Muar MP Syed Saddiq Syed Abdul Rahman has mooted greater independence of the media as part of a larger policy proposal towards eradicating corruption.
This followed the release of Malaysia’s latest standing in global watchdog Transparency-International’s Corruption Perception Index (CPI) which saw a drop of two points and six rungs among 180 countries surveyed.
“The dirty act of blocking and fearmongering the media should be stopped.
“Independence of the media would act as a catalyst to ensure politicians are more careful with their actions,” said the former youth and sports minister.
“The media should be allowed to work actively as the fourth estate in ensuring check and balance,” he said, citing the Wang Kelian death camp expose and the more recent halal meat cartel scandal as examples of how media independence had benefited the country.
“These are all big news and proof that the media should be given the freedom to fully report their findings without any fear,” he added.
In releasing the findings, Transparency-International Malaysia (TI-M) president Muhammad Mohan said that possible reasons for Malaysia’s downward trajectory – after two years of improved performance – could include stalled institutional reform efforts started by the previous Pakatan Harapan administration.
Syed Saddiq said the efforts include tabling a political funding act, which is a current grey area linked to many high-profile corruption scandals.
Other areas of institutional reforms include greater independence for the MACC, as well as strengthening Parliament’s check-and-balance role.
In the area of power decentralisation, Syed Saddiq argued that reforms should start from the top by imposing a term limit on the prime minister’s post.
“Introducing a term limit will ensure little to no abuse of power can be exercised by the prime minister especially knowing that their power is not absolute and they can, later on, be held accountable for any untoward actions,” he added.
Syed Saddiq said during its time in power, Harapan abolished the prime minister’s discretionary fund. But this amount that can be spent without oversight was returned by Perikatan Nasional at a larger sum of RM1 billion.
“This ridiculously exceptional power has to go.
“No one, including the prime minister, should be allowed to spend the people’s money without any check and balance,” he stressed.
Overall, Syed Saddiq said all MPs should be given an equal allocation, to prevent repeated incidents of party-hopping in the pretext of helping the people.

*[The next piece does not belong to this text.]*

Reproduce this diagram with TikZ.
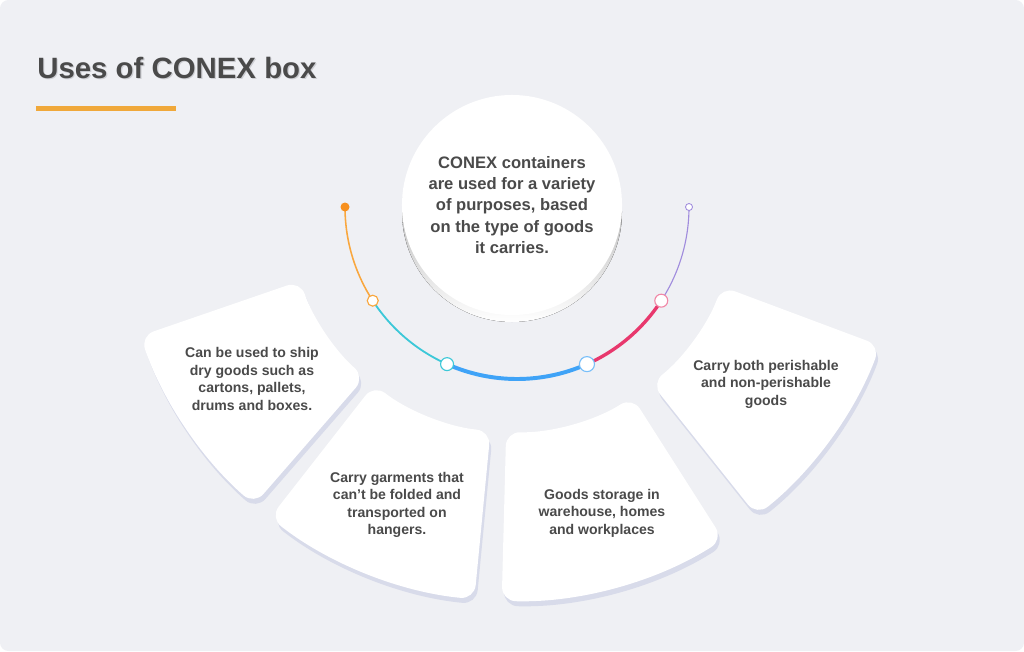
\documentclass[tikz,border=0pt]{standalone}
\usepackage{fontspec}
\setmainfont{Liberation Sans}
\usepackage{xcolor}
\usetikzlibrary{calc}

\definecolor{bgcol}{HTML}{EFF0F4}
\definecolor{shade}{HTML}{D8DBEA}
\definecolor{ink}{HTML}{4A4A4A}
\definecolor{inkshadow}{HTML}{CDCED3}
\definecolor{bar}{HTML}{F0A83A}
\definecolor{arcorange}{HTML}{F9A73E}
\definecolor{dotorange}{HTML}{F7901E}
\definecolor{arccyan}{HTML}{3CC8D8}
\definecolor{arcblue}{HTML}{3FA3F7}
\definecolor{arcpink}{HTML}{E8386D}
\definecolor{arcpurple}{HTML}{A08CDD}

\begin{document}
\begin{tikzpicture}[
    x=0.025cm, y=-0.025cm,
    sector/.style 2 args = {
        insert path={(#1:393) arc[start angle=#1, end angle=#2, radius=393]
            -- (#2:224) arc[start angle=#2, end angle=#1, radius=224] -- cycle}
    },
    card/.style = {fill=white, rounded corners=10pt},
    cardshadow/.style = {fill=shade, rounded corners=10pt},
    ctext/.style = {
        align=center, text=ink, inner sep=0pt,
        font=\bfseries\fontsize{10}{12.4}\selectfont
    },
    ring/.style = {circle, draw, fill=white, inner sep=0pt, line width=0.8pt},
    seg/.style = {line cap=round}
]

%% ---- BACKGROUND ----
\useasboundingbox (0,0) rectangle (1024,651);
\fill[white] (0,0) rectangle (1024,651);
\fill[bgcol, rounded corners=6pt] (0,0) rectangle (1024,651);

%% ---- TITLE ----
\node[anchor=base west, inner sep=0pt, text=inkshadow,
      font=\bfseries\fontsize{20.9}{25}\selectfont] at (38.2,79.8) {Uses of CONEX box};
\node[anchor=base west, inner sep=0pt, text=ink,
      font=\bfseries\fontsize{20.9}{25}\selectfont] (title) at (37,78) {Uses of CONEX box};
\fill[bar] (36,106) rectangle (176,110.5);

%% ---- CARDS ----
\fill[cardshadow, shift={(514,213)}, sector={131}{161}];
\fill[cardshadow, shift={(514,213)}, sector={95.5}{128}];
\fill[cardshadow, shift={(514,213)}, sector={57.5}{91.5}];
\fill[cardshadow, shift={(514,213)}, sector={20.5}{51.5}];

\fill[card, shift={(512,208)}, sector={131}{161}];
\fill[card, shift={(512,208)}, sector={95.5}{128}];
\fill[card, shift={(512,208)}, sector={57.5}{91.5}];
\fill[card, shift={(512,208)}, sector={20.5}{51.5}];

\node[ctext] (dry)   at (252,379) {Can be used to ship\\dry goods such as\\cartons, pallets,\\drums and boxes.};
\node[ctext] (garm)  at (397,505) {Carry garments that\\can’t be folded and\\transported on\\hangers.};
\node[ctext] (store) at (602,513) {Goods storage in\\warehouse, homes\\and workplaces};
\node[ctext] (peri)  at (766,384) {Carry both perishable\\and non-perishable\\goods};

%% ---- CENTRE CIRCLE ----
\fill[shade] (512,212) circle[radius=110];
\node[circle, fill=white, minimum size=5.5cm, inner sep=0pt, text=ink, align=center,
      font=\bfseries\fontsize{11.8}{15}\selectfont] (core) at (512,205)
    {CONEX containers\\are used for a variety\\of purposes, based\\on the type of goods\\it carries.};

%% ---- ARC ----
\coordinate (ac) at (517,207);
\coordinate (a0) at ($(ac)+(180:172)$);
\coordinate (a1) at ($(ac)+(147:172)$);
\coordinate (a2) at ($(ac)+(114:172)$);
\coordinate (a3) at ($(ac)+(66:172)$);
\coordinate (a4) at ($(ac)+(33:172)$);
\coordinate (a5) at ($(ac)+(0:172)$);

\draw[seg, arcorange, line width=1.1pt] (a0) arc[start angle=180, end angle=147, radius=172];
\draw[seg, arccyan,   line width=1.3pt] (a1) arc[start angle=147, end angle=114, radius=172];
\draw[seg, arcblue,   line width=2.8pt] (a2) arc[start angle=114, end angle=66,  radius=172];
\draw[seg, arcpink,   line width=2.4pt] (a3) arc[start angle=66,  end angle=33,  radius=172];
\draw[seg, arcpurple, line width=0.8pt] (a4) arc[start angle=33,  end angle=0,   radius=172];

\node[circle, fill=dotorange, inner sep=0pt, minimum size=6.4pt] (m0) at (a0) {};
\node[ring, draw=arcorange, minimum size=7.8pt]  (m1) at (a1) {};
\node[ring, draw=arccyan,   minimum size=9.2pt]  (m2) at (a2) {};
\node[ring, draw=arcblue!70, minimum size=10.7pt] (m3) at (a3) {};
\node[ring, draw=arcpink!60, minimum size=9.2pt]  (m4) at (a4) {};
\node[ring, draw=arcpurple, line width=0.6pt, minimum size=5pt] (m5) at (a5) {};

\end{tikzpicture}
\end{document}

“There’s a fear that if any of the MPs do something against the will of the government of the day, their allocation will also be pulled out.
“This has also hampered the system of check and balance,” he added.
“MPs are switching sides like nobody’s business under the pretext of doing it for their respective constituency. Some MPs had to resort to assisting business people in closing contracts in order to get a cut of the contract.
“Installing equal funding for all MPs will reduce such reasoning and it will also be beneficial for the people on the ground,” he said.
The former Bersatu youth chief noted that the struggle should extend beyond electing good leaders, to pushing for lasting institutional reforms.
“Good leaders may last for a few years but an empowered institution will last for generations.
“And this fight is a fight for all generations,” said the Muda pro-tem committee chairperson who is now challenging a Registrar of Society decision to reject their registration as a political party.